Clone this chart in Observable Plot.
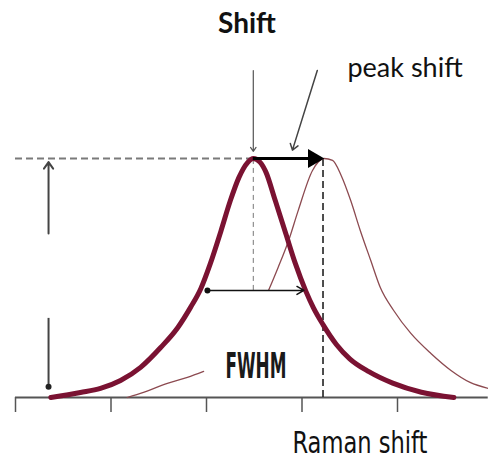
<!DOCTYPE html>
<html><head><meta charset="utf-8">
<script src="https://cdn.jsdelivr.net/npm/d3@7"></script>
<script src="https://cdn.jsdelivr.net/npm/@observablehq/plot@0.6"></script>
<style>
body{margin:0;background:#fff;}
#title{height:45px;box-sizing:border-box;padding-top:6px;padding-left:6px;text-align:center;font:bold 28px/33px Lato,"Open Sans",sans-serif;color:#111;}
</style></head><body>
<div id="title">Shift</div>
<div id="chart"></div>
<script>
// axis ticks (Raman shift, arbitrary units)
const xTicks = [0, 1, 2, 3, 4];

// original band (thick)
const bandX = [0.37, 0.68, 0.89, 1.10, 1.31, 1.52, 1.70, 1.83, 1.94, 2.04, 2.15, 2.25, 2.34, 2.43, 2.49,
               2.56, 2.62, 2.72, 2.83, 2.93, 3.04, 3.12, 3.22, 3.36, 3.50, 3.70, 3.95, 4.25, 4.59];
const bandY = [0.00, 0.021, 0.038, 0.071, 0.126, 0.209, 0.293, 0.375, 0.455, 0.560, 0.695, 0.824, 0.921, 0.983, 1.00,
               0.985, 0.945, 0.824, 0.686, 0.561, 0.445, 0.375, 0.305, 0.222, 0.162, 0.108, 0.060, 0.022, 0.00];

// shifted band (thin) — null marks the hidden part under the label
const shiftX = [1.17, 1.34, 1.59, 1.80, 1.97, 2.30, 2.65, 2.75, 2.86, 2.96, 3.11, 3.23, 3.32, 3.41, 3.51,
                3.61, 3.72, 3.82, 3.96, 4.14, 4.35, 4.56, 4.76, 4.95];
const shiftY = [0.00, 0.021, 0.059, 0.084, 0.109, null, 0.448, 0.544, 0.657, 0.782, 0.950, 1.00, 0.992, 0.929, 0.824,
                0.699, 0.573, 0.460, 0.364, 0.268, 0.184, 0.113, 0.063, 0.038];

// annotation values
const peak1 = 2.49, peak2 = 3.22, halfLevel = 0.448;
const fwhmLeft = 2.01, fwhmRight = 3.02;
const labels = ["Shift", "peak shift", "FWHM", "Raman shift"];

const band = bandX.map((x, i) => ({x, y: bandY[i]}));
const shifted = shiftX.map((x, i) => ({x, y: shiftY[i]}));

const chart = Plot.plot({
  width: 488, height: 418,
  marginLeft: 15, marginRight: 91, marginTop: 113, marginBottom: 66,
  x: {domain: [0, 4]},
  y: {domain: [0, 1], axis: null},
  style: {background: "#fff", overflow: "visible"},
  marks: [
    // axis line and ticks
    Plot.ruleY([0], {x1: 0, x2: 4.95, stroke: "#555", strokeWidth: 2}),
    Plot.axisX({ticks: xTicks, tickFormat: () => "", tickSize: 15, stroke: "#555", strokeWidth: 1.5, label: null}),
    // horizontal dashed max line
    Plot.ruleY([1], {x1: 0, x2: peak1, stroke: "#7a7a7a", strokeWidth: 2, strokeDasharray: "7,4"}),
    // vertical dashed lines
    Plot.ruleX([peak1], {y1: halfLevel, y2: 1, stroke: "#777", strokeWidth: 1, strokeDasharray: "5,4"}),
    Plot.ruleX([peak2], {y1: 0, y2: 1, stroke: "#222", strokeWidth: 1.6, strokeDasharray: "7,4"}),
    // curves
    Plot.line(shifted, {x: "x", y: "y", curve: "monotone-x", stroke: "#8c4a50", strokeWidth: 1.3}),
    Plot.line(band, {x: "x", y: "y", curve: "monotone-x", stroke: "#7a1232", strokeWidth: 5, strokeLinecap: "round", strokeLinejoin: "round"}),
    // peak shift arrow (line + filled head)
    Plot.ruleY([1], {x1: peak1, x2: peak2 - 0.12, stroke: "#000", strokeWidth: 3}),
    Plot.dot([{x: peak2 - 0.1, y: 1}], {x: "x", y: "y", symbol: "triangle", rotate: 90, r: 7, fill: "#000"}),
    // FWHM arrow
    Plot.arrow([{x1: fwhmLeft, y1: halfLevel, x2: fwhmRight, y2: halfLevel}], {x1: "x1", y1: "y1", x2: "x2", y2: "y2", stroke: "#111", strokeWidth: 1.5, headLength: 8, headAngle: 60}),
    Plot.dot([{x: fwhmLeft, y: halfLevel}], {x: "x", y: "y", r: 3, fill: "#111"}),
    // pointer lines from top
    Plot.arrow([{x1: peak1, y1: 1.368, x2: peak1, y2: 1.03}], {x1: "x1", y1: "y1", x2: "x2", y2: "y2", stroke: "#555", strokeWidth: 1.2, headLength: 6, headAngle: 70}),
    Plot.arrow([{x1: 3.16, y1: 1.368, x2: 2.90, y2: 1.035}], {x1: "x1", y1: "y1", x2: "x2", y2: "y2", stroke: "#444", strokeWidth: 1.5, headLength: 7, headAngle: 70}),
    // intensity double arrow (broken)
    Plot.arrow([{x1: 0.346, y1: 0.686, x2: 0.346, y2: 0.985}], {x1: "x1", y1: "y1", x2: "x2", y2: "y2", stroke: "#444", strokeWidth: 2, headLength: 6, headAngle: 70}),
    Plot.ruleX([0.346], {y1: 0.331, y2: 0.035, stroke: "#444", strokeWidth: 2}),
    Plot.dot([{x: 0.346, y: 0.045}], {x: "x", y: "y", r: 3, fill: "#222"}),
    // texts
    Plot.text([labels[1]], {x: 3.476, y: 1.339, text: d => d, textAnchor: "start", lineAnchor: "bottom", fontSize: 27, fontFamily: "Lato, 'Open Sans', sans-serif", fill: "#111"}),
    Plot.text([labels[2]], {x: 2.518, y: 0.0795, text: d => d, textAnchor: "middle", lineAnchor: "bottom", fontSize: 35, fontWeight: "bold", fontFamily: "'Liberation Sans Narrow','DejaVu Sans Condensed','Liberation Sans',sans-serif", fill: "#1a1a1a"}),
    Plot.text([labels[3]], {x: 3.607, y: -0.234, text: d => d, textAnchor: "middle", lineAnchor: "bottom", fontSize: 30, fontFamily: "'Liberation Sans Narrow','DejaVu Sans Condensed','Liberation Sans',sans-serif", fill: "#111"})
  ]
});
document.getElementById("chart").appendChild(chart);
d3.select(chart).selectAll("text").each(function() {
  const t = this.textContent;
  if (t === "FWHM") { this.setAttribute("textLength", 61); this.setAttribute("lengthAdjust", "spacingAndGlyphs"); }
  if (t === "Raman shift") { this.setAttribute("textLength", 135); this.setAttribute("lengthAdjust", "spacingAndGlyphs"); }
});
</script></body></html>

■ ■ ■ ■

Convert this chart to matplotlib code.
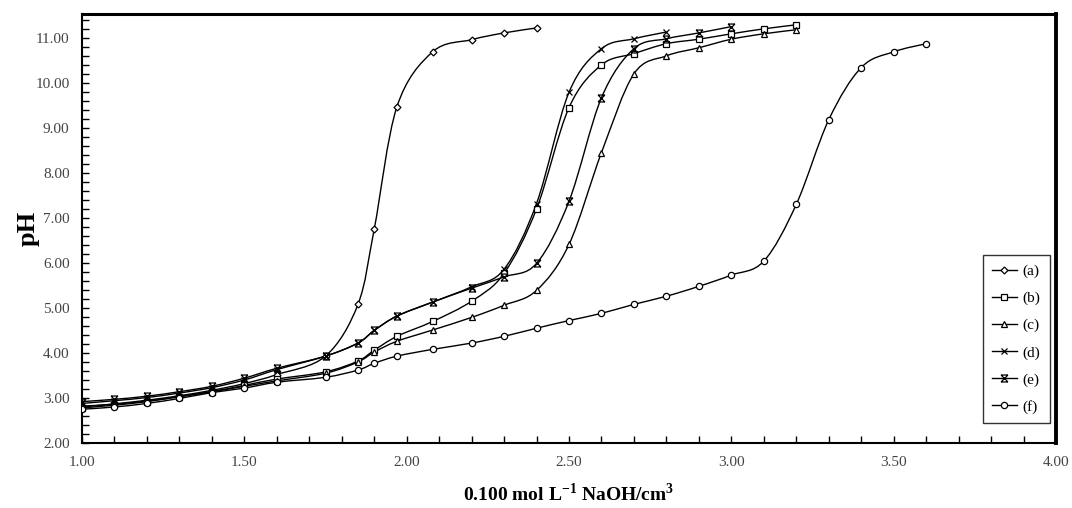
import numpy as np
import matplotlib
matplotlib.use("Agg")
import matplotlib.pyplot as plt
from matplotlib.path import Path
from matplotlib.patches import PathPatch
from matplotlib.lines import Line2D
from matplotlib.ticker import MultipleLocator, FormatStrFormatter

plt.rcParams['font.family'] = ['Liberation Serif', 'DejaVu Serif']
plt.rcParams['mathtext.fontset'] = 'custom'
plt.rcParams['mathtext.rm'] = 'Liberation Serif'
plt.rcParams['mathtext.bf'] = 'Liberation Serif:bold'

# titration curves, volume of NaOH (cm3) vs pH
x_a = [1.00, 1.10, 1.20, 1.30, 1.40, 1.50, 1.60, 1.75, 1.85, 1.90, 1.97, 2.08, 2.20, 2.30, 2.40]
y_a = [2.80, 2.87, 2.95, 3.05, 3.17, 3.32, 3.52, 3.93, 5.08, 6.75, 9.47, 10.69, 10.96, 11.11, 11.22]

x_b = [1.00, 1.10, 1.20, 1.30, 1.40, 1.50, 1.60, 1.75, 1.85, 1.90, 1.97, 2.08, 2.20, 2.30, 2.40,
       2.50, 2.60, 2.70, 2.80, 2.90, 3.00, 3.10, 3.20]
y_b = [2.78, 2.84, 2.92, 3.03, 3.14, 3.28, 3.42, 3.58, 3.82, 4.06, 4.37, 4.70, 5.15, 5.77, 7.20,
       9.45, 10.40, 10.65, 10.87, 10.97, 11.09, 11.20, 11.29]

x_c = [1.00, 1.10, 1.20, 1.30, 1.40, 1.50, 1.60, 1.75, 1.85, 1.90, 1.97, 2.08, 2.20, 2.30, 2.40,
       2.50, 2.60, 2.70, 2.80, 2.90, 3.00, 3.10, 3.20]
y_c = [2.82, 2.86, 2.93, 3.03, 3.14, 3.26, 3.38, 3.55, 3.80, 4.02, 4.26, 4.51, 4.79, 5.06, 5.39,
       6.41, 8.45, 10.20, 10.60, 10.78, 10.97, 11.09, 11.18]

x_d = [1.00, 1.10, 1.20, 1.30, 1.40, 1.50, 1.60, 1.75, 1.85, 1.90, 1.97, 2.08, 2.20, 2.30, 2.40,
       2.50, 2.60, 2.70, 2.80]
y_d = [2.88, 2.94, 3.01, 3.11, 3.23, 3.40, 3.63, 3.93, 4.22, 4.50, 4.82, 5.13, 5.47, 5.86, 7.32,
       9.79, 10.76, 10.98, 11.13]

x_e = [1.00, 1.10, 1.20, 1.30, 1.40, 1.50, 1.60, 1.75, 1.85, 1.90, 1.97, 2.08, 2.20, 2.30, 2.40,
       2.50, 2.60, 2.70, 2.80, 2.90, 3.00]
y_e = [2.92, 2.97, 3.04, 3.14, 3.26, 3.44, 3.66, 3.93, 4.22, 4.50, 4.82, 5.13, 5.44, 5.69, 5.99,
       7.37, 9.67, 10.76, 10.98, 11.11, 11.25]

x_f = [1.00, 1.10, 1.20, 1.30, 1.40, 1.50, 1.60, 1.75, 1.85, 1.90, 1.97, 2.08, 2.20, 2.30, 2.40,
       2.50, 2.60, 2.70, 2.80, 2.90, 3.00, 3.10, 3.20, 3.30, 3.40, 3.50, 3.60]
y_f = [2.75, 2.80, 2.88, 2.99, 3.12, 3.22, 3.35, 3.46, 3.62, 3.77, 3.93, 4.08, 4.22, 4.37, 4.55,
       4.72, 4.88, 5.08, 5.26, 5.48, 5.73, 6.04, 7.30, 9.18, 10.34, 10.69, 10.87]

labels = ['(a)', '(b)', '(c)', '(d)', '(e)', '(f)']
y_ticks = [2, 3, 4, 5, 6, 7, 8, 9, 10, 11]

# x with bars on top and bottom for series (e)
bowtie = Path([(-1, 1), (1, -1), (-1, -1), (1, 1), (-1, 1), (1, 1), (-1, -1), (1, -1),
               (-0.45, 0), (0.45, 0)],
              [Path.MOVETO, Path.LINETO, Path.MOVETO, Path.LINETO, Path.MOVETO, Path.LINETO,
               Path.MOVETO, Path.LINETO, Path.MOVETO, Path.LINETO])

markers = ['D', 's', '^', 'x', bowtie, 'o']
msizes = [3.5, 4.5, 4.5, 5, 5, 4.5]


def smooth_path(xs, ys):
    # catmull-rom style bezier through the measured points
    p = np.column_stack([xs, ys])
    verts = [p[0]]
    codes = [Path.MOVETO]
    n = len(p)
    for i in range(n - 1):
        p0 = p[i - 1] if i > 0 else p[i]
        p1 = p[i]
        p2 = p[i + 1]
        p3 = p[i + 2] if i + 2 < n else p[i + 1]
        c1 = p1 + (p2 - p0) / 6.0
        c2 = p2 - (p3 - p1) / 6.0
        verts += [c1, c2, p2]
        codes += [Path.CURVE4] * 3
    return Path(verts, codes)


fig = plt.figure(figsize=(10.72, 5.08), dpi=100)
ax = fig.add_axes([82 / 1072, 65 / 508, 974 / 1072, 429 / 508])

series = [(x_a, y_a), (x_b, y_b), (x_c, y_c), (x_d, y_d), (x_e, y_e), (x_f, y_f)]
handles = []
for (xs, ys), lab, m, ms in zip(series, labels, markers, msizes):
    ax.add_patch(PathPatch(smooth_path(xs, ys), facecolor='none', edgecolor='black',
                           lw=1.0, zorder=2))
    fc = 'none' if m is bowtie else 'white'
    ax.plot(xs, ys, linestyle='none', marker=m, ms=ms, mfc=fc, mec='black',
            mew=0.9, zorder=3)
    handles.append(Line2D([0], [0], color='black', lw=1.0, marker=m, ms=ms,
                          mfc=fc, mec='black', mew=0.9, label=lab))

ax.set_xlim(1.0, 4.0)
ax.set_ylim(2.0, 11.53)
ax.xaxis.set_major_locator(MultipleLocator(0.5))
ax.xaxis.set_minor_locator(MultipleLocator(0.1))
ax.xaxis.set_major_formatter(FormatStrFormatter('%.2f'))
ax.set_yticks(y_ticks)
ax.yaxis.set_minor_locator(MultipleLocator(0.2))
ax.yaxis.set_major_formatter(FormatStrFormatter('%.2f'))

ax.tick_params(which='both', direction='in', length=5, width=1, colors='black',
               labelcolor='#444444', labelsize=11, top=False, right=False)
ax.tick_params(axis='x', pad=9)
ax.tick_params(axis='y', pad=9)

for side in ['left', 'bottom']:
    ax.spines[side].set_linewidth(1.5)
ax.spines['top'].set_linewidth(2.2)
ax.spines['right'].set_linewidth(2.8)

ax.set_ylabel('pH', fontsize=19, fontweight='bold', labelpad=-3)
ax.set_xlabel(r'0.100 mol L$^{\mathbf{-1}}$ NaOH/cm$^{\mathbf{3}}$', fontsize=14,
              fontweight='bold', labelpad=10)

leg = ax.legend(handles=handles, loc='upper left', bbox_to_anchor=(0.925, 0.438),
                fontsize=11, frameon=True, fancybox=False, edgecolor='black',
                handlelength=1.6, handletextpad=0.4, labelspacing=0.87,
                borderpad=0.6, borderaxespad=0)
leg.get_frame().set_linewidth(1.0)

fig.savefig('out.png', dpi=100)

■ ■ ■ ■

**EXERCISE DESCRIPTION:**
Repeat, word for word, the lines of the material above from the one holding "Convert this chart to matplotlib code." through the one holding "6.41, 8.45, 10.20, 10.60, 10.78, 10.97, 11.09, 11.18]". Leave out pictures.

**EXERCISE RESULT:**
Convert this chart to matplotlib code.
import numpy as np
import matplotlib
matplotlib.use("Agg")
import matplotlib.pyplot as plt
from matplotlib.path import Path
from matplotlib.patches import PathPatch
from matplotlib.lines import Line2D
from matplotlib.ticker import MultipleLocator, FormatStrFormatter

plt.rcParams['font.family'] = ['Liberation Serif', 'DejaVu Serif']
plt.rcParams['mathtext.fontset'] = 'custom'
plt.rcParams['mathtext.rm'] = 'Liberation Serif'
plt.rcParams['mathtext.bf'] = 'Liberation Serif:bold'

# titration curves, volume of NaOH (cm3) vs pH
x_a = [1.00, 1.10, 1.20, 1.30, 1.40, 1.50, 1.60, 1.75, 1.85, 1.90, 1.97, 2.08, 2.20, 2.30, 2.40]
y_a = [2.80, 2.87, 2.95, 3.05, 3.17, 3.32, 3.52, 3.93, 5.08, 6.75, 9.47, 10.69, 10.96, 11.11, 11.22]

x_b = [1.00, 1.10, 1.20, 1.30, 1.40, 1.50, 1.60, 1.75, 1.85, 1.90, 1.97, 2.08, 2.20, 2.30, 2.40,
       2.50, 2.60, 2.70, 2.80, 2.90, 3.00, 3.10, 3.20]
y_b = [2.78, 2.84, 2.92, 3.03, 3.14, 3.28, 3.42, 3.58, 3.82, 4.06, 4.37, 4.70, 5.15, 5.77, 7.20,
       9.45, 10.40, 10.65, 10.87, 10.97, 11.09, 11.20, 11.29]

x_c = [1.00, 1.10, 1.20, 1.30, 1.40, 1.50, 1.60, 1.75, 1.85, 1.90, 1.97, 2.08, 2.20, 2.30, 2.40,
       2.50, 2.60, 2.70, 2.80, 2.90, 3.00, 3.10, 3.20]
y_c = [2.82, 2.86, 2.93, 3.03, 3.14, 3.26, 3.38, 3.55, 3.80, 4.02, 4.26, 4.51, 4.79, 5.06, 5.39,
       6.41, 8.45, 10.20, 10.60, 10.78, 10.97, 11.09, 11.18]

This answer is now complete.